The "less than 24 hours" applies not only to when the movers are coming, but to how short the nasty nasty stomach virus was. My husband was feeling better in about 18 hours and eating again and my daughter was queasy, threw up at school and then wanted to drink lots of water, which thankfully she kept down. She was eating as much as she could by yesterday morning. I got sick night before last and was laid out all day yesterday so I didn't get anything that needed to be done worked on - not packing or stuff for work.
So, today my daughter is back at school, my husband is back at work, and I'm dragging my tired butt around getting some packing done and taking frequent rest breaks. My stomach is feeling better but I don't have my appetite back yet. Part of that is probably from lots of anxiety about moving. Plus, I'm fascinated by the routes that my mind will take when anxious. For those of you who may read this and not know me personally, one of my hobbies is writing stories. And most of those stories - whether they be short stories or novels - are dark. Dark humor and usually some aspect of horror. I try to keep them fairly tame now after writing a story back when I was 18 that a friend started to read and said, "God, this is truly horrific! I can't read something that horrifying and grotesque." I decided after that I don't need to be putting out so much negative energy into the world so everything I write now has a happy ending ... in a dark humorous twist sort of a way.

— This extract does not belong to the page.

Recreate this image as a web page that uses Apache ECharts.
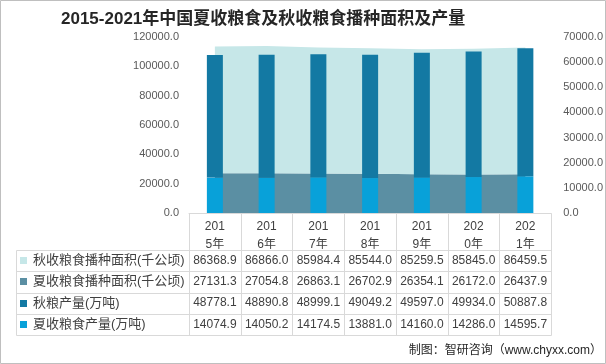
<!DOCTYPE html>
<html><head><meta charset="utf-8">
<script src="https://cdn.jsdelivr.net/npm/echarts@6/dist/echarts.min.js"></script>
<style>html,body{margin:0;padding:0;background:#fff}#c{width:606px;height:364px}</style>
</head><body><div id="c"></div>
<script>
// ---- data ----
const categories = ['2015年', '2016年', '2017年', '2018年', '2019年', '2020年', '2021年'];
const autumnArea = [86368.9, 86866.0, 85984.4, 85544.0, 85259.5, 85845.0, 86459.5];
const summerArea = [27131.3, 27054.8, 26863.1, 26702.9, 26354.1, 26172.0, 26437.9];
const autumnOutput = [48778.1, 48890.8, 48999.1, 49049.2, 49597.0, 49934.0, 50887.8];
const summerOutput = [14074.9, 14050.2, 14174.5, 13881.0, 14160.0, 14286.0, 14595.7];
const seriesNames = ['秋收粮食播种面积(千公顷)', '夏收粮食播种面积(千公顷)', '秋粮产量(万吨)', '夏收粮食产量(万吨)'];
const leftAxisRange = [0, 120000, 20000];
const rightAxisRange = [0, 70000, 10000];
const titleText = '2015-2021年中国夏收粮食及秋收粮食播种面积及产量';
const sourceText = '制图：智研咨询（www.chyxx.com）';

// ---- styles ----
const colors = ['#c6e7e8', '#5b8fa3', '#1379a3', '#08a1d9'];
const lineColor = '#d9d9d9';
const textColor = '#404040';
const font = '"Liberation Sans", "Noto Sans CJK SC", sans-serif';

const chart = echarts.init(document.getElementById('c'));
const tableRows = [autumnArea, summerArea, autumnOutput, summerOutput];

chart.setOption({
  animation: false,
  textStyle: { fontFamily: font },
  title: {
    text: titleText, left: 56, top: 6,
    textStyle: { fontSize: 17, fontWeight: 'bold', color: '#262626', fontFamily: font }
  },
  grid: { left: 189, right: 54, top: 37, height: 176 },
  xAxis: {
    type: 'category', data: categories, boundaryGap: true,
    axisLine: { show: true, lineStyle: { color: lineColor } },
    axisTick: { show: false },
    axisLabel: {
      interval: 0, margin: 5, fontSize: 12, lineHeight: 18, color: textColor,
      formatter: v => v.slice(0, 3) + '\n' + v.slice(3)
    }
  },
  yAxis: [
    {
      type: 'value', min: leftAxisRange[0], max: leftAxisRange[1], interval: leftAxisRange[2],
      splitLine: { show: false }, axisLine: { show: false }, axisTick: { show: false },
      axisLabel: { fontSize: 11, color: '#595959', margin: 10, formatter: v => v.toFixed(1) }
    },
    {
      type: 'value', min: rightAxisRange[0], max: rightAxisRange[1], interval: rightAxisRange[2],
      splitLine: { show: false }, axisLine: { show: false }, axisTick: { show: false },
      axisLabel: { fontSize: 11, color: '#595959', margin: 12, formatter: v => v.toFixed(1) }
    }
  ],
  series: [
    { name: seriesNames[1], type: 'line', stack: 'area', yAxisIndex: 0, data: summerArea,
      symbol: 'none', lineStyle: { width: 0 }, areaStyle: { color: colors[1], opacity: 1 }, z: 1 },
    { name: seriesNames[0], type: 'line', stack: 'area', yAxisIndex: 0, data: autumnArea,
      symbol: 'none', lineStyle: { width: 0 }, areaStyle: { color: colors[0], opacity: 1 }, z: 1 },
    { name: seriesNames[3], type: 'bar', stack: 'out', yAxisIndex: 1, data: summerOutput,
      barWidth: 16, itemStyle: { color: colors[3] }, z: 3 },
    { name: seriesNames[2], type: 'bar', stack: 'out', yAxisIndex: 1, data: autumnOutput,
      barWidth: 16, itemStyle: { color: colors[2] }, z: 3 }
  ]
});

// ---- data table built from axis positions ----
function buildTable() {
  const c0 = chart.convertToPixel({ xAxisIndex: 0 }, 0);
  const c1 = chart.convertToPixel({ xAxisIndex: 0 }, 1);
  const band = c1 - c0;
  const y0 = chart.convertToPixel({ yAxisIndex: 0 }, 0);
  const headerH = 37, rowH = 21.25, leftX = 16;
  const xs = categories.map((_, i) => chart.convertToPixel({ xAxisIndex: 0 }, i));
  const xLeft = xs[0] - band / 2, xRight = xs[xs.length - 1] + band / 2;
  const tableTop = y0 + headerH, tableBottom = tableTop + rowH * tableRows.length;
  const g = [];
  const ln = (x1, y1, x2, y2) => g.push({ type: 'line', silent: true, z: 10,
    shape: { x1: Math.round(x1) + 0.5, y1: Math.round(y1) + 0.5, x2: Math.round(x2) + 0.5, y2: Math.round(y2) + 0.5 },
    style: { stroke: lineColor, lineWidth: 1 } });
  for (let i = 0; i <= categories.length; i++) {
    const x = xLeft + i * band;
    ln(x, y0, x, tableBottom);
  }
  ln(leftX, tableTop, leftX, tableBottom);
  for (let r = 0; r <= tableRows.length; r++) {
    const y = tableTop + r * rowH;
    ln(leftX, y, xRight, y);
  }
  tableRows.forEach((row, r) => {
    const yc = tableTop + (r + 0.5) * rowH;
    g.push({ type: 'rect', silent: true, z: 10, shape: { x: 20, y: Math.round(yc - 3.5), width: 7, height: 7 }, style: { fill: colors[r] } });
    g.push({ type: 'text', silent: true, z: 10, x: 33, y: yc,
      style: { text: seriesNames[r], fontSize: 13, fill: textColor, verticalAlign: 'middle', align: 'left', fontFamily: font } });
    row.forEach((v, i) => {
      g.push({ type: 'text', silent: true, z: 10, x: xs[i], y: yc,
        style: { text: v.toFixed(1), fontSize: 12, fill: textColor, verticalAlign: 'middle', align: 'center', fontFamily: font } });
    });
  });
  g.push({ type: 'text', silent: true, z: 10, right: 4, top: 345,
    style: { text: sourceText, fontSize: 12, fill: '#262626', fontFamily: font } });
  g.push({ type: 'rect', silent: true, z: 20, shape: { x: 0.5, y: 0.5, width: 605, height: 363 },
    style: { fill: 'none', stroke: '#bfbfbf', lineWidth: 1 } });
  chart.setOption({ graphic: g });
}
buildTable();
</script></body></html>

Anyway, it's a good outlet for me to write these stories because my brain is very imaginative at scaring me. The latest thought-process today that I had to nip in the bud was, "Ok, you didn't actually throw up so you haven't actually caught the stomach flu yet ... it's going to hit today or tonight right as you're going to have to move." I told my husband what I'd been thinking and he laughed and said, "Oh no, you weren't sick. You were just laid out in bed moaning for 12 hours and popping anti-nausea pills like candy because you were nervous. I don't think so!" Good point.
One thing I realized last year that I try to remember to do, is to flip all that creativity around. Sure, terrible things *could* happen and I can think of all the various possibilities in vivid, imaginative, technicolor - but I can also think of all the wonderful things that could happen in vivid, imaginative technicolor. Like how my co-worker stopped by Monday night (without me even asking!) to bring yummy chicken soup from PCC and some green tea. Or how even though my husband and daughter were so sick we couldn't go to the Escrow signing, the notary actually came to our house so we could close on the house we're buying. Or I can keep imagining what my garden will look like especially now that I've found out for sure that the treated fence posts were treated with copper azole and if I do raised garden beds anyway it will not be an issue at all - so we don't have to replace them. Or I can imagine what our little community garden/pea patch will be like in the area the HOA owns that isn't anything but overgrown grass right now - and what a cool community project that could be.
In other news, I've been watching the History channel while packing in our bedroom and learning about tuna. Apparently, the safest way to fish for tuna so that other species are not caught and killed in the process (like with long-lining which is one of the ways huge companies like Bumblebee catch their tuna) is bait boat poling which is similar to traditional fishing. And there is one one company I know for sure gets all their tuna like that so I may have to only buy their tuna from now on.